Unfortunately, that 14-year-old boy died. If you look at the death certificate of that punctual boy, you’ll see that the cause of death is has stopped tolerating late comers. If they can be late, he can also be late, right? It’s more convenient; you can leave anytime you want, the people you’re going to meet are for sure already there, and everyone will know that you have more important things to do other than being with them, right? You see, that kind of philosophy has had me fooled that I can be a better adult by being late all the time.



            Like what I’ve mentioned earlier, when I was in college, our idea of hanging out was the entire day. Our national anthem was It’s Okay to be Late Because We Have All Day. TGIF, right? No problem, because tomorrow is Saturday, and there’s plenty of time to do homework. Little did I know, that kind of thinking will not help me as an adult.

Meeting up with friends has become challenging and impossible. Friend A can’t have lunch with us because he should study for finals. Friend B must take her dog to the vet. Friend C wants to oversleep. And I can’t go because I have work. Little did we know; our national anthem has been keeping us apart. And it shouldn’t be like this. Friend A gets out of school at 1:45 pm while Friend B’s vet appointment is at 4:00 pm. Friend C can oversleep until 2:00 pm, and my shift starts at 4:30 pm. In other words, we can grab lunch or coffee near Friend A’s school from 2:00 pm to 3:30 pm. An hour and a half. This is where punctuality becomes crucial. If all can just be punctual, we can bond for about an hour and a half. In other words, meeting up with friends can be difficult but not impossible, and there are ways to do that.

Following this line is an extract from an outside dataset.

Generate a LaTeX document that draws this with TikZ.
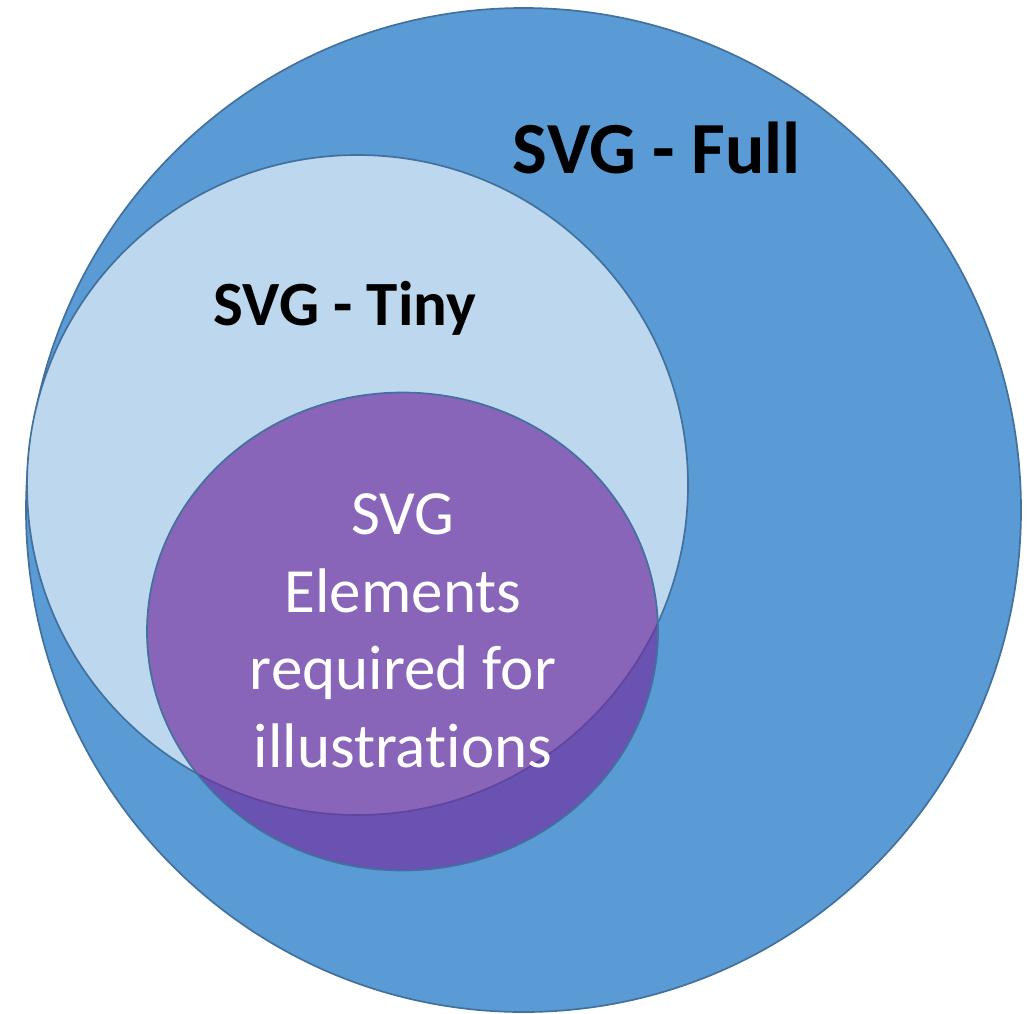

            Being on time is not as hard as it sounds, especially if everyone is doing it. This 2017, my friends and I have come up with a New Year’s resolution to be punctual, especially now that we are all busy adults now. Here are some tips that 14-year-old me and 2017 me can give you to be on time.

  1. Don’t Trick Yourself to be On Time: Remember that you set the clock in the bathroom to be 15 minutes advance? This never works, for you know that the clock is not right. The back of your mind still reads the original time. To fix this, make your meeting time at least 15 minutes early. If you are going to meet your friends at 2:00 pm, tell yourself that you are going to meet them at 1:45 pm. Aim to be there at 1:45 pm. If you’re 5-10 minutes late (you arrive around 1:50pm-1:55 pm), hey the meeting time is at 2:00 pm, right?
  2. Thank Your Friends For Waiting: Never apologize that you are only 10 minutes early. But always thank your friends for waiting for you just in case they arrive before you. Thanking them is saying that you respect their time, and this will make them think that they also need to respect your time. Say, “thank you for waiting for me. How long have you been here?” It is also a good ice-breaker.
  3. Call Out Your Friends For Being Late: I do this, but I avoid being rude. Knowing the line is mandatory. If your friends are late, say, “I’ve been waiting here for 20 minutes. What happened?” By saying this, you are giving them a chance to explain. You can also give them the opportunity to apologize for being late. Tell them, “I’m glad that you’re finally here. I heard there’s heavy traffic on the 110.” Calling them out means you don’t enjoy waiting past the agreed time.
  4. Manage Your Time: Cliché? Yes, but it works. I ask one of my friends to scale their punctuality from 1-10 (10 being very punctual). One of them said that he was only a 6 because of bad time management. Traffic is the most common excuse for being tardy, but with the technology today (Google Maps, Waze, etc.), there is no excuse not to compute your ETA with or without traffic.
  5. Let Them Know You Are Going to be Late: You can be late too as long as your excuse is valid. Accident, family emergencies, illness. But that does not give you an excuse not to let them know. Give your friends an hour or more before the meeting time a heads-up that you are going to be late.
  6. Punish Late Comers: This is entirely optional, but it works wonders. For this to work, make sure that everyone knows and agrees to all the conditions. For my group of friends, we’ve all decided that every time we have lunch or dinner plans, all the late comers are the only ones who are going to pay the tip on our bill.

Punctuality is one of the most forgotten signs of respect. They say that you must learn respect first before others can give it to you. By learning to be on time, I’m pretty sure that everyone around you will start doing the same.